Hacker News new | ask | show | jobs
by ajennings 3221 days ago
Good question.

Usually we consider "aggregation functions" with a fixed number of graders, N. It has been proven that if you want an aggregation function that is:

- anonymous: all graders treated equally

- unanimous: if all graders give the same grade, then that must be the output grade

- strategy-proof: a grader who submitted a grade higher (lower) than the output grade, if given the chance to change their grade, could do nothing to raise (lower) the output grade

- strictly monotone: if all graders raise (lower) their grade, then the output grade must rise (fall)

then your aggregation function must be an "order statistic": the median (if N is odd) or some other function which always chooses the Mth highest input grade.

If you relax the last criterion to:

- weakly monotone: if all graders raise (lower) their grade, then the output grade must rise (fall) or stay the same

then your aggregation function must be "the median of the input data and N-1 fixed values". As an example of this last type of function, let's take @panic's idea that each grader has an honest evaluation between 0 and 100 but has an agent that submits a fake grade (0 or 100 usually) to pull the average toward their honest evaluation.

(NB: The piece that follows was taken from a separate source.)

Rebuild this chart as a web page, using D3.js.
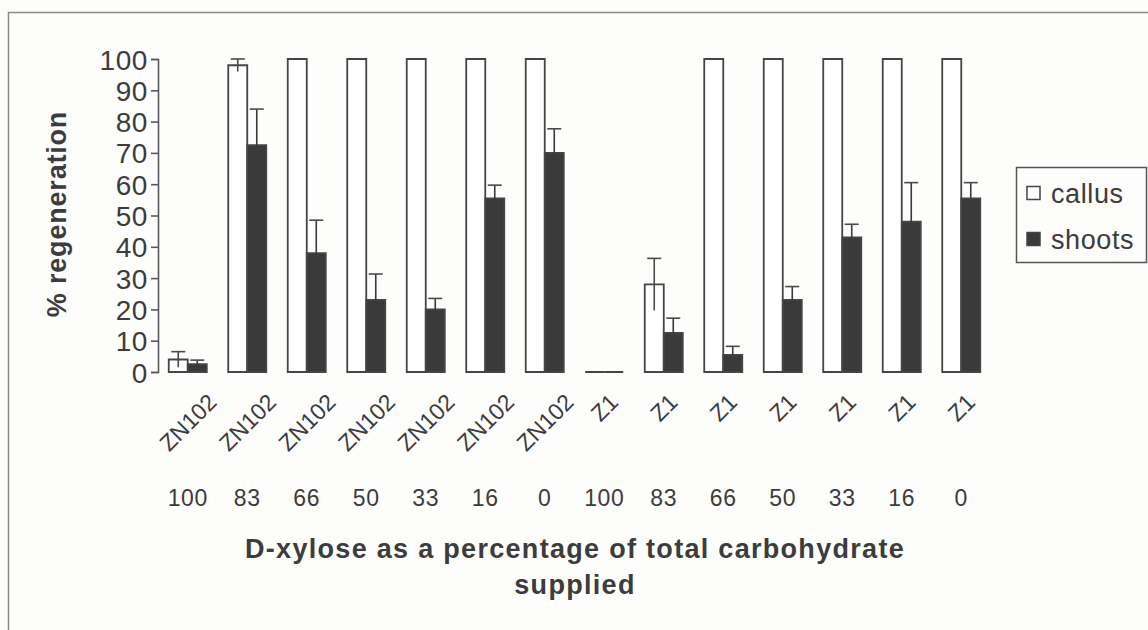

As I say in a descendant comment, this system will converge to the unique number, X, such that X percent of the graders want the final grade to be X or above. You noted that this whole system (the average and the agents) is strategy-proof, so each grader should be honest with their agent. We might as well pull the agents into the system and say, "submit your honest evaluation and we'll calculate X, the unique number such that X percent of the graders want the final grade to be X or above."

This is an aggregation function. It is anonymous, unanimous, strategy-proof, and weakly monotone. I call it the "linear median" in my PhD thesis. Rob LeGrand called it "AAR DSV" in his thesis. We've been calling it the "chiastic median" more recently. It has some interesting properties. Considered in the context of "the median of the input data and N-1 fixed values", with 100 graders, the 99 fixed values are 1,2,...,99, and this function always returns the median of the input data with these 99 fixed values. (No matter how many graders there are, the fixed values will equally divide the number line between 0 and 100.)

You can see chapters 5-8 of my PhD dissertation for more info: http://ajennings.net/dissertation.pdf

Now, you're thinking about how the grade changes when a new vote is added, so we're really talking about a family of aggregation functions, one for each possible number of graders. We want each one to be strategy-proof in itself, but we also need to consider how they relate to each other.

Do you want strict monotonicity or weak? (I find strict monotonicity too restrictive, myself.) If you say "strict", then for each N you need to choose which order statistic you want. If you say "weak", then for each N you need to choose N-1 fixed values and you'll always take the median of the input data and the appropriate array of fixed values.

In my thesis (section 7.2) I talk about how you can create a "grading function" to unify a family of aggregation functions, but I don't think that's a perfect fit since we want to somehow "punish" subjects that don't have very many grades (that's what the OP is about). Do we want to pull them towards 0, or pull them towards some global neutral value (like 3 out of 5)?